To do. Word for word, copy all the data and drop the pictures.
— Begin Data excerpt —
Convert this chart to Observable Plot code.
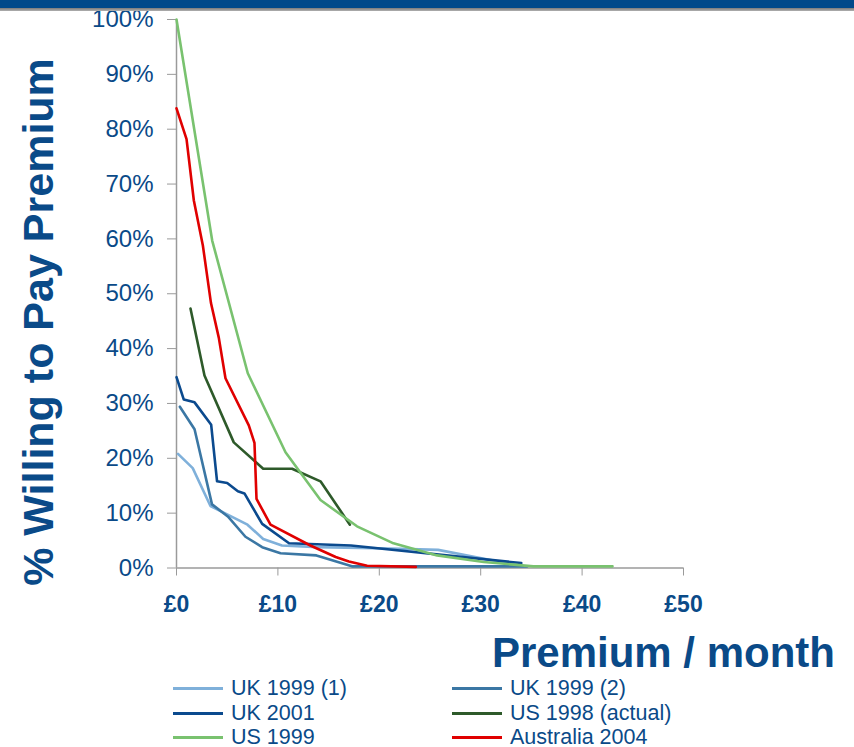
<!DOCTYPE html>
<html>
<head>
<meta charset="utf-8">
<script src="https://cdn.jsdelivr.net/npm/d3@7"></script>
<script src="https://cdn.jsdelivr.net/npm/@observablehq/plot@0.6"></script>
<style>
  html, body { margin: 0; padding: 0; background: #fff; }
  body { width: 854px; height: 747px; position: relative; overflow: hidden; font-family: "Liberation Sans", Arial, sans-serif; }
  #band { position: absolute; left: 0; top: 0; width: 854px; height: 8px; background: #00498a; z-index: 2; }
  #band2 { position: absolute; left: 0; top: 8px; width: 854px; height: 3px; background: linear-gradient(#7a7a7a, #b0b0b0); z-index: 2; }
  #chart { position: absolute; left: 0; top: 0; }
  #legend { position: absolute; left: 0; top: 670px; width: 854px; height: 77px; }
  .item { position: absolute; height: 24px; display: flex; align-items: center; font-size: 21.5px; color: #0a4a88; white-space: nowrap; }
  .swatch { display: inline-block; width: 50px; height: 3px; margin-right: 8px; }
</style>
</head>
<body>
<div id="band"></div>
<div id="band2"></div>
<div id="chart"></div>
<div id="legend"></div>
<script>
// ---- data ----
const seriesNames = ["UK 1999 (1)", "UK 1999 (2)", "UK 2001", "US 1998 (actual)", "US 1999", "Australia 2004"];
const seriesColors = ["#7fb0da", "#3b77a4", "#0b4a8e", "#2e5a2a", "#79c26f", "#e00000"];

const uk1999aX = [0.15, 1.6, 3.35, 7.0, 8.55, 10.4, 13.9, 22.1, 25.8, 34.2];
const uk1999aY = [20.8, 18.2, 11.3, 7.9, 5.3, 4.1, 3.8, 3.5, 3.3, 0.3];

const uk1999bX = [0.33, 1.78, 3.5, 5.06, 6.8, 8.45, 10.26, 13.8, 17.3, 34.6];
const uk1999bY = [29.4, 25.3, 11.6, 9.4, 5.7, 3.8, 2.7, 2.3, 0.3, 0.3];

const uk2001X = [0, 0.72, 1.78, 3.42, 4.0, 5.0, 6.05, 6.7, 8.45, 11.1, 17.2, 34.0];
const uk2001Y = [34.8, 30.7, 30.2, 26.1, 15.8, 15.5, 14.0, 13.6, 8.05, 4.5, 4.1, 0.9];

const us1998X = [1.38, 2.76, 5.65, 8.55, 11.4, 14.2, 17.1];
const us1998Y = [47.3, 35.1, 22.9, 18.1, 18.1, 15.8, 7.9];

const us1999X = [0, 3.52, 7.03, 10.75, 14.2, 17.8, 21.4, 25.7, 30.3, 35.2, 43.0];
const us1999Y = [100, 59.7, 35.5, 21.1, 12.4, 7.6, 4.5, 2.3, 1.1, 0.3, 0.3];

const aus2004X = [0, 0.99, 1.71, 2.6, 3.4, 4.17, 4.83, 7.13, 7.69, 7.89, 9.27, 13.2, 15.7, 17.0, 18.8, 23.6];
const aus2004Y = [83.8, 78.2, 67.0, 58.8, 48.3, 42.0, 34.6, 26.0, 22.8, 12.6, 7.9, 4.1, 2.0, 1.2, 0.4, 0.2];

const xTicks = [0, 10, 20, 30, 40, 50];
const yTicks = [0, 10, 20, 30, 40, 50, 60, 70, 80, 90, 100];

const xTitle = "Premium / month";
const yTitle = "% Willing to Pay Premium";

// ---- build table ----
const allX = [uk1999aX, uk1999bX, uk2001X, us1998X, us1999X, aus2004X];
const allY = [uk1999aY, uk1999bY, uk2001Y, us1998Y, us1999Y, aus2004Y];
const rows = [];
seriesNames.forEach((name, i) => {
  allX[i].forEach((x, j) => rows.push({series: name, x, y: allY[i][j]}));
});

const textColor = "#0a4a88";
const axisGrey = "#9a9a9a";

const chart = Plot.plot({
  width: 854,
  height: 670,
  marginLeft: 176,
  marginRight: 171,
  marginTop: 19,
  marginBottom: 102.5,
  style: {fontFamily: "'Liberation Sans', Arial, sans-serif", background: "transparent", overflow: "visible"},
  x: {domain: [0, 50]},
  y: {domain: [0, 100]},
  color: {domain: seriesNames, range: seriesColors},
  marks: [
    Plot.axisY(yTicks, {
      tickSize: 9, tickPadding: 14, tickFormat: d => d + "%",
      stroke: axisGrey, fill: textColor, fontSize: 24, label: null
    }),
    Plot.axisX(xTicks, {
      tickSize: 8, tickPadding: 20, tickFormat: d => "£" + d,
      stroke: axisGrey, fill: textColor, fontSize: 23, fontWeight: "bold", label: null
    }),
    Plot.ruleX([0], {stroke: axisGrey, strokeWidth: 1.5}),
    Plot.ruleY([0], {stroke: axisGrey, strokeWidth: 1.5}),
    Plot.line(rows, {x: "x", y: "y", z: "series", stroke: "series", strokeWidth: 2.6, strokeLinejoin: "round"})
  ]
});

const svg = d3.select(chart);
svg.append("text")
  .attr("x", 835).attr("y", 667)
  .attr("text-anchor", "end")
  .attr("fill", textColor)
  .attr("font-size", 42).attr("font-weight", "bold")
  .attr("font-family", "'Liberation Sans', Arial, sans-serif")
  .text(xTitle);
svg.append("text")
  .attr("transform", "translate(53,322) rotate(-90)")
  .attr("text-anchor", "middle")
  .attr("fill", textColor)
  .attr("font-size", 43).attr("font-weight", "bold")
  .attr("font-family", "'Liberation Sans', Arial, sans-serif")
  .text(yTitle);

document.getElementById("chart").appendChild(chart);

// ---- legend ----
const legend = document.getElementById("legend");
const colLeft = [173, 452];
const rowTop = [6, 31, 55];
seriesNames.forEach((name, i) => {
  const div = document.createElement("div");
  div.className = "item";
  div.style.left = colLeft[i % 2] + "px";
  div.style.top = rowTop[Math.floor(i / 2)] + "px";
  const sw = document.createElement("span");
  sw.className = "swatch";
  sw.style.background = seriesColors[i];
  div.appendChild(sw);
  div.appendChild(document.createTextNode(name));
  legend.appendChild(div);
});
</script>
</body>
</html>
— End Data excerpt —
Exercise result.
Convert this chart to Observable Plot code.
<!DOCTYPE html>
<html>
<head>
<meta charset="utf-8">
<script src="https://cdn.jsdelivr.net/npm/d3@7"></script>
<script src="https://cdn.jsdelivr.net/npm/@observablehq/plot@0.6"></script>
<style>
  html, body { margin: 0; padding: 0; background: #fff; }
  body { width: 854px; height: 747px; position: relative; overflow: hidden; font-family: "Liberation Sans", Arial, sans-serif; }
  #band { position: absolute; left: 0; top: 0; width: 854px; height: 8px; background: #00498a; z-index: 2; }
  #band2 { position: absolute; left: 0; top: 8px; width: 854px; height: 3px; background: linear-gradient(#7a7a7a, #b0b0b0); z-index: 2; }
  #chart { position: absolute; left: 0; top: 0; }
  #legend { position: absolute; left: 0; top: 670px; width: 854px; height: 77px; }
  .item { position: absolute; height: 24px; display: flex; align-items: center; font-size: 21.5px; color: #0a4a88; white-space: nowrap; }
  .swatch { display: inline-block; width: 50px; height: 3px; margin-right: 8px; }
</style>
</head>
<body>
<div id="band"></div>
<div id="band2"></div>
<div id="chart"></div>
<div id="legend"></div>
<script>
// ---- data ----
const seriesNames = ["UK 1999 (1)", "UK 1999 (2)", "UK 2001", "US 1998 (actual)", "US 1999", "Australia 2004"];
const seriesColors = ["#7fb0da", "#3b77a4", "#0b4a8e", "#2e5a2a", "#79c26f", "#e00000"];

const uk1999aX = [0.15, 1.6, 3.35, 7.0, 8.55, 10.4, 13.9, 22.1, 25.8, 34.2];
const uk1999aY = [20.8, 18.2, 11.3, 7.9, 5.3, 4.1, 3.8, 3.5, 3.3, 0.3];

const uk1999bX = [0.33, 1.78, 3.5, 5.06, 6.8, 8.45, 10.26, 13.8, 17.3, 34.6];
const uk1999bY = [29.4, 25.3, 11.6, 9.4, 5.7, 3.8, 2.7, 2.3, 0.3, 0.3];

const uk2001X = [0, 0.72, 1.78, 3.42, 4.0, 5.0, 6.05, 6.7, 8.45, 11.1, 17.2, 34.0];
const uk2001Y = [34.8, 30.7, 30.2, 26.1, 15.8, 15.5, 14.0, 13.6, 8.05, 4.5, 4.1, 0.9];

const us1998X = [1.38, 2.76, 5.65, 8.55, 11.4, 14.2, 17.1];
const us1998Y = [47.3, 35.1, 22.9, 18.1, 18.1, 15.8, 7.9];

const us1999X = [0, 3.52, 7.03, 10.75, 14.2, 17.8, 21.4, 25.7, 30.3, 35.2, 43.0];
const us1999Y = [100, 59.7, 35.5, 21.1, 12.4, 7.6, 4.5, 2.3, 1.1, 0.3, 0.3];

const aus2004X = [0, 0.99, 1.71, 2.6, 3.4, 4.17, 4.83, 7.13, 7.69, 7.89, 9.27, 13.2, 15.7, 17.0, 18.8, 23.6];
const aus2004Y = [83.8, 78.2, 67.0, 58.8, 48.3, 42.0, 34.6, 26.0, 22.8, 12.6, 7.9, 4.1, 2.0, 1.2, 0.4, 0.2];

const xTicks = [0, 10, 20, 30, 40, 50];
const yTicks = [0, 10, 20, 30, 40, 50, 60, 70, 80, 90, 100];

const xTitle = "Premium / month";
const yTitle = "% Willing to Pay Premium";

// ---- build table ----
const allX = [uk1999aX, uk1999bX, uk2001X, us1998X, us1999X, aus2004X];
const allY = [uk1999aY, uk1999bY, uk2001Y, us1998Y, us1999Y, aus2004Y];
const rows = [];
seriesNames.forEach((name, i) => {
  allX[i].forEach((x, j) => rows.push({series: name, x, y: allY[i][j]}));
});

const textColor = "#0a4a88";
const axisGrey = "#9a9a9a";

const chart = Plot.plot({
  width: 854,
  height: 670,
  marginLeft: 176,
  marginRight: 171,
  marginTop: 19,
  marginBottom: 102.5,
  style: {fontFamily: "'Liberation Sans', Arial, sans-serif", background: "transparent", overflow: "visible"},
  x: {domain: [0, 50]},
  y: {domain: [0, 100]},
  color: {domain: seriesNames, range: seriesColors},
  marks: [
    Plot.axisY(yTicks, {
      tickSize: 9, tickPadding: 14, tickFormat: d => d + "%",
      stroke: axisGrey, fill: textColor, fontSize: 24, label: null
    }),
    Plot.axisX(xTicks, {
      tickSize: 8, tickPadding: 20, tickFormat: d => "£" + d,
      stroke: axisGrey, fill: textColor, fontSize: 23, fontWeight: "bold", label: null
    }),
    Plot.ruleX([0], {stroke: axisGrey, strokeWidth: 1.5}),
    Plot.ruleY([0], {stroke: axisGrey, strokeWidth: 1.5}),
    Plot.line(rows, {x: "x", y: "y", z: "series", stroke: "series", strokeWidth: 2.6, strokeLinejoin: "round"})
  ]
});

const svg = d3.select(chart);
svg.append("text")
  .attr("x", 835).attr("y", 667)
  .attr("text-anchor", "end")
  .attr("fill", textColor)
  .attr("font-size", 42).attr("font-weight", "bold")
  .attr("font-family", "'Liberation Sans', Arial, sans-serif")
  .text(xTitle);
svg.append("text")
  .attr("transform", "translate(53,322) rotate(-90)")
  .attr("text-anchor", "middle")
  .attr("fill", textColor)
  .attr("font-size", 43).attr("font-weight", "bold")
  .attr("font-family", "'Liberation Sans', Arial, sans-serif")
  .text(yTitle);

document.getElementById("chart").appendChild(chart);

// ---- legend ----
const legend = document.getElementById("legend");
const colLeft = [173, 452];
const rowTop = [6, 31, 55];
seriesNames.forEach((name, i) => {
  const div = document.createElement("div");
  div.className = "item";
  div.style.left = colLeft[i % 2] + "px";
  div.style.top = rowTop[Math.floor(i / 2)] + "px";
  const sw = document.createElement("span");
  sw.className = "swatch";
  sw.style.background = seriesColors[i];
  div.appendChild(sw);
  div.appendChild(document.createTextNode(name));
  legend.appendChild(div);
});
</script>
</body>
</html>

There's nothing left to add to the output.